Блокадники весьма скупо писали о причинах, побуждавших их вести дневник – вероятно, и в силу давности этой традиции, избавлявшей их от необходимости оставлять подробные объяснения. Драматичное блокадное время, конечно, заставляло их более подробно оттенять реалии эпохи: упражнения в самоанализе неизбежно уходили на второй план. Отбор сюжетов для дневника, как справедливо отмечал Э. А. Шубин, влияли и на содержание записей[1686]. О том, чтобы изначально создавать героические повести об отпоре врагу, заботились немногие. Будущее являлось неясным, а сам подвиг во всей полноте мог быть оценен только позднее. Некоторые дневники содержат предуведомление для читателя – там больше извинений, чем пафосных обещаний. Просили прощения за скучные и ненужные подробности, за хаотичность и фрагментарность впечатлений. Записи хотя и сумбурные, но честные – оправдывались и этим[1687].
«Я вот здесь пишу сейчас все, что придет в голову» – это признание Т. А. Кононовой[1688] могли бы повторить и десятки других авторов дневников, которые обычно не разделяли описанные ими случаи на важные или незначительные. Она же бесхитростно сообщает, что составление дневника помогало ей отвлекаться от тяжелых мыслей; о том же говорили и другие блокадники[1689]. И, разумеется, не последним доводом в пользу ведения дневника было то, что он воспринимался как элемент самоконтроля. Говоря о своем дневнике, представленном в виде писем некоему «другу», Э. Левина отмечала: «Беседы с вами – постоянный контроль над собой»[1690]. Не все готовы были это признать ясно и твердо, но заметим, как много в этих, казалось бы, интимных записях самокритичных признаний, извинений, обещаний, разборов щепетильных житейских ситуаций, в которых приходится делать трудный выбор.
Патетическая форма, в которую обычно облекаются такие записи, в силу присущей им эмоциональности, быстрее способствует закреплению нравственных правил.
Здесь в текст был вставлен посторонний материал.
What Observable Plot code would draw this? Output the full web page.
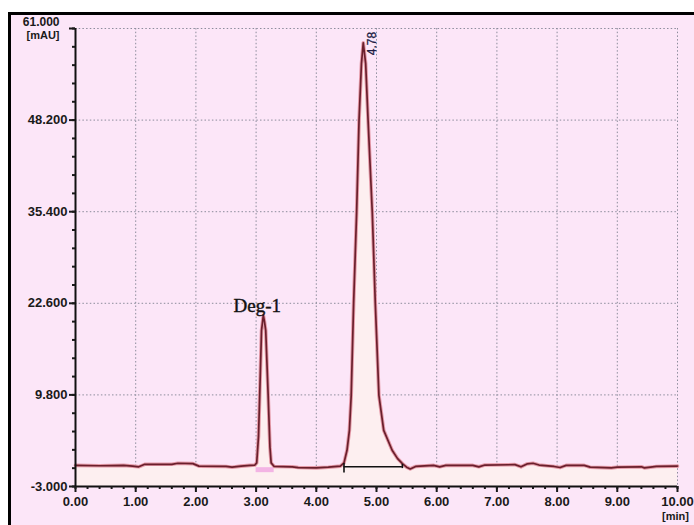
<!DOCTYPE html>
<html>
<head>
<meta charset="utf-8">
<script src="https://cdn.jsdelivr.net/npm/d3@7"></script>
<script src="https://cdn.jsdelivr.net/npm/@observablehq/plot@0.6"></script>
<style>
  html, body { margin: 0; padding: 0; background: #fff; }
  #wrap { position: relative; width: 694px; height: 525px; overflow: hidden; }
  #frame { position: absolute; left: 8px; top: 12px; width: 700px; height: 530px;
           background: #fce6f8; border-top: 3px solid #000; border-left: 3px solid #000; }
  #chart { position: absolute; left: 0; top: 0; }
</style>
</head>
<body>
<div id="wrap"><div id="frame"></div><div id="chart"></div></div>
<script>
// Retention time (min) and detector signal (mAU)
const times = [0.00, 0.40, 0.80, 0.95, 1.05, 1.15, 1.60, 1.70, 1.95, 2.05, 2.50, 2.60, 2.75, 2.90, 2.98,
  3.01, 3.04, 3.06, 3.09, 3.12, 3.14, 3.16, 3.20, 3.23, 3.25, 3.30, 3.60, 3.70, 4.00, 4.20, 4.40,
  4.46, 4.51, 4.55, 4.58, 4.62, 4.67, 4.71, 4.75, 4.78, 4.82, 4.86, 4.93, 4.98, 5.04, 5.12, 5.26, 5.35, 5.43,
  5.50, 5.56, 5.65, 5.95, 6.05, 6.15, 6.60, 6.70, 6.80, 7.30, 7.40, 7.50, 7.60, 7.70, 7.95, 8.05, 8.15,
  8.45, 8.55, 8.90, 9.00, 9.40, 9.45, 9.55, 9.65, 10.00];
const signal = [-0.05, -0.10, -0.05, -0.15, -0.25, 0.10, 0.10, 0.25, 0.20, -0.15, -0.20, -0.30, -0.15, -0.05, 0.00,
  0.3, 4.0, 9.8, 18.8, 20.9, 20.0, 18.8, 9.8, 2.5, 0.3, -0.20, -0.25, -0.35, -0.40, -0.30, -0.15,
  0.3, 2.06, 4.85, 9.74, 22.6, 35.3, 48.2, 56.1, 59.0, 56.1, 48.2, 35.3, 22.6, 9.74, 4.85, 2.06, 0.9, 0.2,
  -0.30, -0.55, -0.20, -0.05, -0.25, -0.05, -0.05, -0.25, 0.00, 0.05, -0.25, 0.15, 0.25, 0.00, -0.20, -0.35, -0.05,
  -0.05, -0.30, -0.40, -0.30, -0.25, -0.40, -0.30, -0.20, -0.15];

const xMajor = [0, 1, 2, 3, 4, 5, 6, 7, 8, 9, 10];
const xMinor = d3.range(0, 51).map(i => i * 0.2);
const yMajor = [-3.0, 9.8, 22.6, 35.4, 48.2, 61.0];
const yMinor = d3.range(0, 26).map(i => -3 + i * 2.56);

const peakLabels = [{t: 3.02, v: 22.3, text: "Deg-1"}];
const rtLabels = [{t: 4.92, v: 58.9, text: "4.78"}];
const integration = [{x1: 4.46, x2: 5.43, y: -0.25}];
const integrationTicks = [{x: 4.46, y1: 0.2, y2: -1.1}, {x: 5.43, y1: 0.1, y2: -0.5}];
const deg1Marker = [{x1: 3.00, x2: 3.30, y: -0.65}];

const data = times.map((t, i) => ({t, v: signal[i]}));

const chart = Plot.plot({
  width: 694,
  height: 525,
  marginLeft: 75,
  marginRight: 17,
  marginTop: 28,
  marginBottom: 39,
  x: {type: "linear", domain: [0, 10]},
  y: {type: "linear", domain: [-3, 61]},
  style: {background: "transparent", fontFamily: "Liberation Sans, Arial, sans-serif", fontSize: "13px", color: "#1a1a1a"},
  marks: [
    Plot.gridX(xMajor.slice(1), {stroke: "#8c8c9c", strokeOpacity: 1, strokeDasharray: "1.5,2.2", strokeWidth: 1}),
    Plot.gridY(yMajor.slice(1), {stroke: "#8c8c9c", strokeOpacity: 1, strokeDasharray: "1.5,2.2", strokeWidth: 1}),
    Plot.areaY(data, {x: "t", y1: -3, y2: "v", fill: "#fdeff0"}),
    Plot.ruleY(deg1Marker, {y: "y", x1: "x1", x2: "x2", stroke: "#f3b4e4", strokeWidth: 5}),
    Plot.line(data, {x: "t", y: "v", stroke: "#e49aa8", strokeWidth: 3.6}),
    Plot.line(data, {x: "t", y: "v", stroke: "#6a1f2c", strokeWidth: 1.7}),
    Plot.ruleY(integration, {y: "y", x1: "x1", x2: "x2", stroke: "#111", strokeWidth: 1.6}),
    Plot.ruleX(integrationTicks, {x: "x", y1: "y1", y2: "y2", stroke: "#111", strokeWidth: 1.6}),
    Plot.ruleX([0], {stroke: "#111", strokeWidth: 2}),
    Plot.ruleY([-3], {stroke: "#111", strokeWidth: 2}),
    Plot.axisX(xMinor, {tickSize: 3, strokeWidth: 2, tickFormat: () => "", label: null}),
    Plot.axisX(xMajor, {tickSize: 6, strokeWidth: 2, tickPadding: 4, fontWeight: "bold", fontSize: 13,
      tickFormat: d => d.toFixed(2), label: null}),
    Plot.axisY(yMinor, {tickSize: 3, strokeWidth: 2, tickFormat: () => "", label: null}),
    Plot.axisY(yMajor, {tickSize: 6, strokeWidth: 2, tickPadding: 2, fontWeight: "bold", fontSize: 13,
      tickFormat: d => d === 61 ? "" : d.toFixed(3), label: null}),
    Plot.text(["61.000"], {x: 0, y: 61, dx: -16, dy: -6, textAnchor: "end", fontWeight: "bold", fontSize: 12}),
    Plot.text(["[mAU]"], {x: 0, y: 61, dx: -16, dy: 7, textAnchor: "end", fontWeight: "bold", fontSize: 11}),
    Plot.text(["[min]"], {x: 10, y: -3, dx: -2, dy: 30, textAnchor: "middle", fontWeight: "bold", fontSize: 11}),
    Plot.text(peakLabels, {x: "t", y: "v", text: "text", fontFamily: "Liberation Serif, Times New Roman, serif",
      fontSize: 19, fill: "#111", stroke: "#111", strokeWidth: 0.4}),
    Plot.text(rtLabels, {x: "t", y: "v", text: "text", rotate: -90, fontSize: 12, fill: "#1c1c44",
      stroke: "#1c1c44", strokeWidth: 0.3})
  ]
});
document.getElementById("chart").appendChild(chart);
</script>
</body>
</html>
Патетический язык – это язык цивилизации, а не распада, его клише отражают устоявшиеся традиции и навыки. Знание, повторение, заучивание такого языка тоже есть средство против одичания человека. Патетические вкрапления нередко отделены от «фактического» текста с цифрами, сведениями, описаниями реальных историй. Патетическое словно «приподнимает» человека, отвлекает его от рутины блокадного быта, где нравственных заповедей придерживаться значительно труднее. Патетическое – способ вписать определеннее и нагляднее свои поступки в общепризнанный канон «правильного» поведения. Архитектор А. С. Никольский намеренно показывал другому человеку запись, сделанную в дневнике 22 января 1942 г.: «Кругом люди слабеют и мрут… Но сдавать город нельзя. …Я твердо верю в скорое снятие блокады и начал думать о проекте триумфальных арок для встречи героев – войск, освободивший Ленинград»[1691]. И все записи в его дневнике будут такими. Их можно будет варьировать, снижать или повышать их тон, перемежать со скорбными деталями блокады – но остов их останется прежним, их не стыдно показывать другим, ими можно гордиться.